By the end of the series, you should feel comfortable designing a VMware homelab that fits your exact requirements.
There’s a couple soft assumptions:
- Familiar with networking concepts
- OSI model
- General routing
- Familiar with VMware concepts
- VCSA: vCenter Server Appliance VM to manage clusters and hosts
- ESXi: The OS for vSphere hosts
- DRS: Distributed Resource Scheduler that spreads the VMs across hosts inside a cluster
- datastores: Storage for VMs
- vMotion: A zero downtime live migration of workloads from one server to another
Much of my early career involved managing and upgrading VMware hosts but I rarely designed a VMware datacenter from scratch.
Starting at the end
By sharing the end state, you can determine how closely my architecture aligns with your requirements.
I’m using 3 Intel NUC 11 Pros with 8 cores and 64GB RAM. These models come with a 2.5G NIC and I happen to have a switch that supports 2.5G. I also have a QNAP ISCSi/NFS storage appliance that supports 2.5G.

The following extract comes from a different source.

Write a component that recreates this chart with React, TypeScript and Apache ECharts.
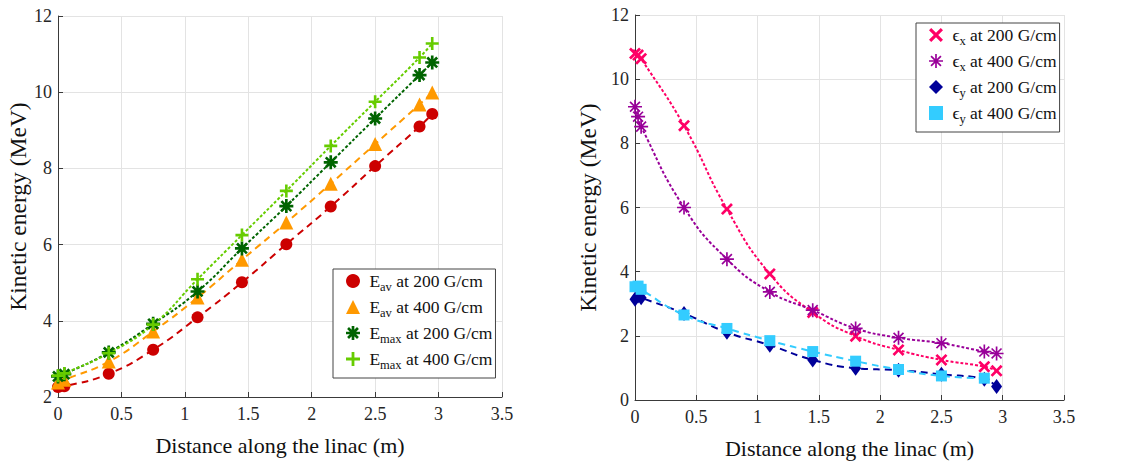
import React, { useEffect, useRef } from 'react';
import * as echarts from 'echarts';

// ---- data ----
const distLeft = [0, 0.05, 0.4, 0.75, 1.1, 1.45, 1.8, 2.15, 2.5, 2.85, 2.95];
const eav200 = [2.26, 2.28, 2.61, 3.24, 4.09, 5.01, 6.01, 7.0, 8.06, 9.1, 9.43];
const eav400 = [2.38, 2.45, 2.93, 3.72, 4.61, 5.6, 6.58, 7.6, 8.64, 9.68, 9.99];
const emax200 = [2.54, 2.6, 3.17, 3.92, 4.77, 5.9, 7.01, 8.16, 9.31, 10.45, 10.78];
const emax400 = [2.56, 2.62, 3.15, 3.9, 5.09, 6.25, 7.41, 8.59, 9.75, 10.91, 11.28];

const distRight = [0, 0.025, 0.05, 0.4, 0.75, 1.1, 1.45, 1.8, 2.15, 2.5, 2.85, 2.95];
const ex200 = [10.8, 10.75, 10.64, 8.55, 5.95, 3.93, 2.73, 1.99, 1.56, 1.25, 1.04, 0.91];
const ex400 = [9.14, 8.83, 8.52, 6.0, 4.39, 3.37, 2.8, 2.23, 1.94, 1.77, 1.51, 1.45];
const ey200 = [3.14, 3.24, 3.19, 2.7, 2.11, 1.71, 1.25, 0.99, 0.93, 0.8, 0.65, 0.42];
const ey400 = [3.53, 3.55, 3.45, 2.65, 2.23, 1.85, 1.51, 1.21, 0.95, 0.75, 0.68, null];

const leftNames = ['Eav200', 'Eav400', 'Emax200', 'Emax400'];
const rightNames = ['Ex200', 'Ex400', 'Ey200', 'Ey400'];
const legendLabels: Record<string, string> = {
  Eav200: '{m| E}{s|av}{m| at 200 G/cm}',
  Eav400: '{m| E}{s|av}{m| at 400 G/cm}',
  Emax200: '{m| E}{s|max}{m| at 200 G/cm}',
  Emax400: '{m| E}{s|max}{m| at 400 G/cm}',
  Ex200: '{m| ϵ}{s|x}{m| at 200 G/cm}',
  Ex400: '{m| ϵ}{s|x}{m| at 400 G/cm}',
  Ey200: '{m| ϵ}{s|y}{m| at 200 G/cm}',
  Ey400: '{m| ϵ}{s|y}{m| at 400 G/cm}',
};

const xTitle = 'Distance along the linac (m)';
const yTitle = 'Kinetic energy (MeV)';

// ---- symbol shapes ----
function spokes(n: number, hw: number): string {
  let d = '';
  for (let i = 0; i < n; i++) {
    const a = (Math.PI * i) / n;
    const c = Math.cos(a), s = Math.sin(a);
    const pts = [[-5, -hw], [5, -hw], [5, hw], [-5, hw]].map(([x, y]) => [
      (5 + x * c - y * s).toFixed(3),
      (5 + x * s + y * c).toFixed(3),
    ]);
    d += `M${pts[0][0]},${pts[0][1]}L${pts[1][0]},${pts[1][1]}L${pts[2][0]},${pts[2][1]}L${pts[3][0]},${pts[3][1]}Z`;
  }
  return 'path://' + d;
}
const PLUS = 'path://M4,0H6V4H10V6H6V10H4V6H0V4H4Z';
const CROSS = 'path://M0,1.6L1.6,0L5,3.4L8.4,0L10,1.6L6.6,5L10,8.4L8.4,10L5,6.6L1.6,10L0,8.4L3.4,5Z';
const STAR_THICK = spokes(4, 0.95);
const STAR_THIN = spokes(4, 0.6);

const FONT = 'Liberation Serif';
const AXIS_COLOR = '#3a3a3a';
const GRID_COLOR = '#e3e3e3';

function zip(xs: number[], ys: (number | null)[]) {
  const out: number[][] = [];
  xs.forEach((x, i) => {
    const y = ys[i];
    if (y !== null && y !== undefined) out.push([x, y]);
  });
  return out;
}

function pair(
  name: string,
  idx: number,
  xs: number[],
  ys: (number | null)[],
  color: string,
  symbol: string,
  size: number | number[],
  dash: number[],
) {
  const data = zip(xs, ys);
  return [
    {
      type: 'line',
      name: name + '_line',
      xAxisIndex: idx,
      yAxisIndex: idx,
      data,
      smooth: 0.5,
      symbol: 'none',
      lineStyle: { color, width: 2, type: dash },
      z: 2,
    },
    {
      type: 'scatter',
      name,
      xAxisIndex: idx,
      yAxisIndex: idx,
      data,
      symbol,
      symbolSize: size,
      itemStyle: { color, opacity: 1 },
      z: 3,
    },
  ];
}

function xAxis(idx: number, gap: number) {
  return {
    type: 'value',
    gridIndex: idx,
    min: 0,
    max: 3.5,
    interval: 0.5,
    name: xTitle,
    nameLocation: 'middle',
    nameGap: gap,
    nameTextStyle: { fontFamily: FONT, fontSize: 22, color: '#111' },
    axisLine: { show: true, onZero: false, lineStyle: { color: AXIS_COLOR, width: 1 } },
    axisTick: { show: true, inside: true, length: 5, lineStyle: { color: AXIS_COLOR } },
    axisLabel: { fontFamily: FONT, fontSize: 18, color: '#262626', margin: 8 },
    splitLine: { show: true, lineStyle: { color: GRID_COLOR, width: 1 } },
  };
}

function yAxis(idx: number, min: number, gap: number) {
  return {
    type: 'value',
    gridIndex: idx,
    min,
    max: 12,
    interval: 2,
    name: yTitle,
    nameLocation: 'middle',
    nameGap: gap,
    nameTextStyle: { fontFamily: FONT, fontSize: 23.5, color: '#111' },
    axisLine: { show: true, onZero: false, lineStyle: { color: AXIS_COLOR, width: 1 } },
    axisTick: { show: true, inside: true, length: 5, lineStyle: { color: AXIS_COLOR } },
    axisLabel: { fontFamily: FONT, fontSize: 18, color: '#262626', margin: 6 },
    splitLine: { show: true, lineStyle: { color: GRID_COLOR, width: 1 } },
  };
}

function legend(names: string[], left: number, top: number) {
  return {
    data: names,
    orient: 'vertical',
    left,
    top,
    itemWidth: 14,
    itemHeight: 14,
    itemGap: 5,
    padding: [3, 3, 7, 13],
    backgroundColor: '#fff',
    borderColor: '#444',
    borderWidth: 1,
    borderRadius: 0,
    selectedMode: false,
    formatter: (n: string) => legendLabels[n],
    textStyle: {
      fontFamily: FONT,
      color: '#111',
      rich: {
        m: { fontFamily: FONT, fontSize: 17.5, color: '#111', lineHeight: 24, verticalAlign: 'middle' },
        s: { fontFamily: FONT, fontSize: 12.5, color: '#111', lineHeight: 8, verticalAlign: 'bottom' },
      },
    },
  };
}

export default function App() {
  const ref = useRef<HTMLDivElement>(null);
  useEffect(() => {
    document.body.style.margin = '0';
    if (!ref.current) return;
    const chart = echarts.init(ref.current, null, { renderer: 'svg' });
    const series = [
      ...pair('Eav200', 0, distLeft, eav200, '#cc0000', 'circle', 12, [7, 5]),
      ...pair('Eav400', 0, distLeft, eav400, '#ff9900', 'triangle', 14, [7, 5]),
      ...pair('Emax200', 0, distLeft, emax200, '#006400', STAR_THICK, 14, [3, 2]),
      ...pair('Emax400', 0, distLeft, emax400, '#66cc00', PLUS, 13, [3, 2]),
      ...pair('Ex200', 1, distRight, ex200, '#ff0066', CROSS, 12, [3, 2]),
      ...pair('Ex400', 1, distRight, ex400, '#990099', STAR_THIN, 14, [3, 2]),
      ...pair('Ey200', 1, distRight, ey200, '#000099', 'diamond', [11, 15], [7, 5]),
      ...pair('Ey400', 1, distRight, ey400, '#33ccff', 'rect', 11, [7, 5]),
    ];
    chart.setOption({
      animation: false,
      backgroundColor: '#fff',
      textStyle: { fontFamily: FONT },
      grid: [
        { left: 58, top: 16, width: 444, height: 381 },
        { left: 635, top: 15, width: 429, height: 385 },
      ],
      xAxis: [xAxis(0, 37), xAxis(1, 37)],
      yAxis: [yAxis(0, 2, 28), yAxis(1, 0, 35)],
      legend: [legend(leftNames, 333, 269), legend(rightNames, 916, 23)],
      series,
    });
    return () => chart.dispose();
  }, []);
  return <div ref={ref} style={{ width: 1126, height: 464 }} />;
}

My plan is to add a USB NIC to each host and split “frontend” traffic from “backend.”
- The network supports 2.5G and 1G speeds
- The switches are L3 and I can configure vLANs
- Operations (MGMT / vMotion / Storage) all go through the 2.5G switch using QoS
- The iSCSI/NAS appliance supports 2.5G
- VMware traffic is isolated to another 1G switch to prevent conflicts with operations
VMware’s official docs recommend using redundant NICs if there’s 2. Meaning, share all traffic across the two NICs so one can fail without impacting availability. I would have went that route if the NIC speeds were the same.
Considerations that impact your design
To keep things simple, I wanted to boil everything down to 3 key factors:
- Why are you doing this?
- How long do you need your lab?
- To HA or not HA?
Answering those 3 questions should give you a much clearer starting point for subsequent sections.
1. Why are you doing this?
It sounds silly, but if we wanted to test vSAN, our design would look very different than if we wanted to experiment with Anthos clusters on VMware. Mainly, vSAN would require more attention to storage / networking. Much like considerations would change for experimenting with NSX-T or Tanzu.
In my case, I want to test Anthos clusters on VMware in a lab that mirrors closer to a “real” production cluster.
2. How long do you need your lab?
Do you want a permanent lab to use and upgrade “like production” or only spin it up when you need it?
Do you care if it goes down? Is rebuilding it a nightmare? Do you plan on rebuilding once a month? Annually?
VMware is a paid for product. However, Anyone can use the software in evaluation mode for 60 days (begins when you turn on the ESXi host). At the expiration, all ESXi hosts are removed from vCenter and VMs are prevented from restarting or powering on.
If 60 days is enough and rebuilding isn’t an issue, that is a great solution. Go to the site, download the software, and run in eval mode.
If it’s not enough, there’s a program called VMUG Advantage.
VMUG Advantage is the best way to gain the technical skills to accelerate your success with exclusive access to 365-day evaluation licenses for 15+ VMware solutions
The membership costs $200 and is good for a year. With the membership you get serial numbers to use with your hosts.
If you plan on signing up, your benefits aren’t immediately available. Within 1 full business day you will receive an email from email@example.com prompting you to create your account.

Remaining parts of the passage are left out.